People also accuse it of being an exotic luxury, you know, wasting the nation's hard currency for product which has no nutritional value. And so, this sort of connection between physiological fear of the effects that coffee was having on, on British masculinity as it were, on British men and the social effects that coffee has, becomes a sort of vector for hostility to coffee into coffee houses…

In the middle of the 18th century the royal family took to tea drinking and coffee was no longer quite such the, the buzzy drink. Tea became more refined. Tea was also something that you could drink at home so it could be more widespread. Coffee was something you drank in a coffee house, all men. Tea, you could drink at home. The lady of the house could preside over the tea table. Also the because of the Dutch East India Company doing so well with coffee trade, the British East India Company, I think put more of its effort into tea drinking. So there's a big commercial pressure to keep producing tea and making tea more saleable... it declined seriously and has never fully recovered even in the current coffee boom…

America is really the first mass market for coffee. And what we see is obviously a gradual increase over the 19th century where we see big growth immediately after the Civil War. And that's probably because in terms of the armies of the Civil War, the Confederate Army consumed a large amount of coffee. Coffee obviously has psychoactive properties, which we've discussed, that was seen as a good thing by the generals to keep their soldiers alert. Their soldiers became very keen on coffee and were drinking coffee, as they put it between meals, with meals, after meals. On every route march we have to have coffee before we start and so forth. So the coffee ration that was actually given to each soldier probably would have supported making 10 cups of coffee a day. Obviously, once those people are demobilized, that's quite a latent demand for coffee...

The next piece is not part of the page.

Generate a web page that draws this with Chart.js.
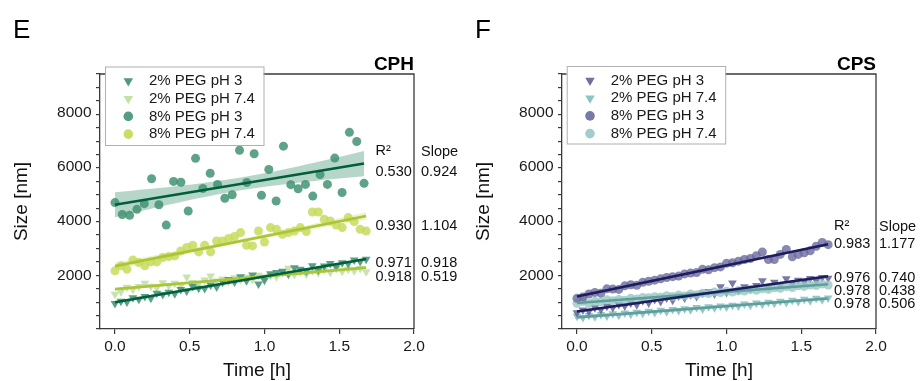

[On Brazil using slave labour to produce coffee and accounting for an overwhelming proportion of global supply due to it, and being the last to abolish slavery] It's still by far the largest producer. I think about somewhere between a third and a half of the global production is Brazil… after slavery was abolished, and this, the people who have previously been slaves were unwilling to work on on the plantations, as you can imagine, and they tried indentured labor, especially from from Southern Europe and from Japan, which accounts for the large, partly accounts for the large populations of Japanese and Italian immigrants and in Brazil, and they mechanized more of the, more of the production so that it didn't require as much labour when slave labour is not available. Then the next step is steam driven...

‘I think if we look at the way coffee consumption is going today, it seems to me to set out two quite radical alternatives for the world. One is the world of corporate coffee, the coffee chains existing on a low wage economy. So you have that kind of mass coffee market on the one hand. On the other hand, do you have these micro lot esstates, fair trade coffee, the sort of hipster coffee which is as varied and as interesting as as fine wines. And it's made in an artisanal way and designed to be consumed by a kind of small self selecting, perhaps. But it's a very different model of how to live’

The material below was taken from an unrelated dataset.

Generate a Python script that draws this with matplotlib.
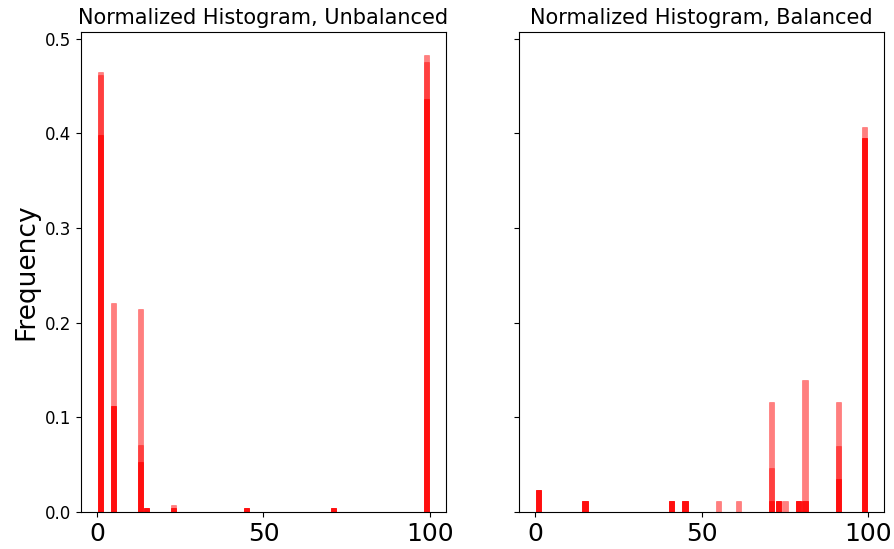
import matplotlib
matplotlib.use("Agg")
import matplotlib.pyplot as plt
import numpy as np

# bins of width 2 over 0..100
edges = np.arange(0, 101, 2)

# unbalanced: bin left edges that hold data, and heights for each overlaid layer
unb_bins = [0, 4, 12, 14, 22, 44, 70, 98]
unb_layer1 = [0.465, 0.221, 0.215, 0.004, 0.0075, 0.004, 0.004, 0.483]
unb_layer2 = [0.462, 0.112, 0.0705, 0.004, 0.004, 0.004, 0.004, 0.475]
unb_layer3 = [0.398, 0.112, 0.0526, 0.004, 0.004, 0.004, 0.004, 0.436]
unb_layer4 = [0.398, 0.112, 0.0526, 0.004, 0.004, 0.004, 0.004, 0.436]

# balanced
bal_bins = [0, 14, 40, 44, 54, 60, 70, 72, 74, 78, 80, 90, 98]
bal_layer1 = [0.0232, 0.0116, 0.0116, 0.0116, 0.0116, 0.0116, 0.1163, 0.0116, 0.0116, 0.0116, 0.1395, 0.1163, 0.407]
bal_layer2 = [0.0232, 0.0116, 0.0116, 0.0116, 0, 0, 0.0465, 0.0116, 0, 0.0116, 0.0116, 0.0698, 0.395]
bal_layer3 = [0.0232, 0.0116, 0.0116, 0.0116, 0, 0, 0.0116, 0.0116, 0, 0.0116, 0.0116, 0.0349, 0.395]
bal_layer4 = [0.0232, 0.0116, 0.0116, 0.0116, 0, 0, 0.0116, 0.0116, 0, 0.0116, 0.0116, 0.0349, 0.395]

fig = plt.figure(figsize=(8.95, 5.49), dpi=100)
ax1 = fig.add_axes([0.0905, 0.0674, 0.4078, 0.8743])
ax2 = fig.add_axes([0.580, 0.0674, 0.4078, 0.8743], sharey=ax1)

def draw(ax, bins, layers, title):
    x = np.array(bins) + 1.0
    for h in layers:
        ax.hist(x, bins=edges, weights=h, rwidth=0.78, color="red",
                edgecolor="red", linewidth=0.4, alpha=0.5)
    ax.set_title(title, fontsize=15)
    ax.set_xticks([0, 50, 100])
    ax.tick_params(axis="x", labelsize=18)
    ax.tick_params(axis="y", labelsize=12)

draw(ax1, unb_bins, [unb_layer1, unb_layer2, unb_layer3, unb_layer4],
     "Normalized Histogram, Unbalanced")
draw(ax2, bal_bins, [bal_layer1, bal_layer2, bal_layer3, bal_layer4],
     "Normalized Histogram, Balanced")

ax1.set_ylabel("Frequency", fontsize=19)
ax1.set_yticks([0.0, 0.1, 0.2, 0.3, 0.4, 0.5])
plt.setp(ax2.get_yticklabels(), visible=False)

fig.savefig("out.png", dpi=100)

‘Well, I, I'm going to start by disagreeing a little bit because the corporate chains that you're referring to actually created that market for the specialty coffee. And in fact, I think the big division we have to think about is really the division between coffee being drunk as coffee in the coffee shop, and the kind of mass coffee that we have as coffee products, most of which is drunk in the home or used in other ways in the home’…

‘As the Swiss government stockpiles essential foodstocks in case of new nuclear wars… they have a huge stockpile of tons and tons of coffee, and I thought this isn't really an essential, you know, and it's taking up room that could be taken up with lithium ion batteries or whatever, which is more essential, sardines or soy or whatever. But the Swiss people rose up and said, No, we must have, coffee is an essential. We've got to keep it...

In Algeria in the 19th and 20th centuries when the French colonized Algeria, there was a thriving Algerian coffee culture, which is very like the Oriental culture. Men drinking in the afternoon, chatting on tonight, drinking that kind of coffee. The French brought coffee with them as a colonizing force. And they couldn't really understand, they rather looked down on this local coffee culture. They thought that these people were... the gossip and the idleness, they're wasting their time sitting around gossiping, whereas the French are drinking their kind of coffee at the right times of the day, first thing in the morning, and after dinner, were able to be fit, alert, intelligent and efficient, whereas these natives were drinking coffee in a way which rendered them luxurious and idle’

‘It's an interesting reflection on that is that actually coffee growing and coffee growing countries generally as we said, drink very little coffee. And part of the reason for that is that actually their own governments or their own rulers have prevented them from so doing, not least, for example, say Kenya had a rule that you couldn't roast coffee in the country. And that was in place up until the 2000s. What we do see is actually that where coffee is consumed in those economies, it is standard instant style coffee. So we have the irony that these coffee growing countries are drinking coffee in ways that are very much the, you know, the ways that we have developed to actually sort of compress and, frankly, reduce the quality of the coffee and the time that goes into it’…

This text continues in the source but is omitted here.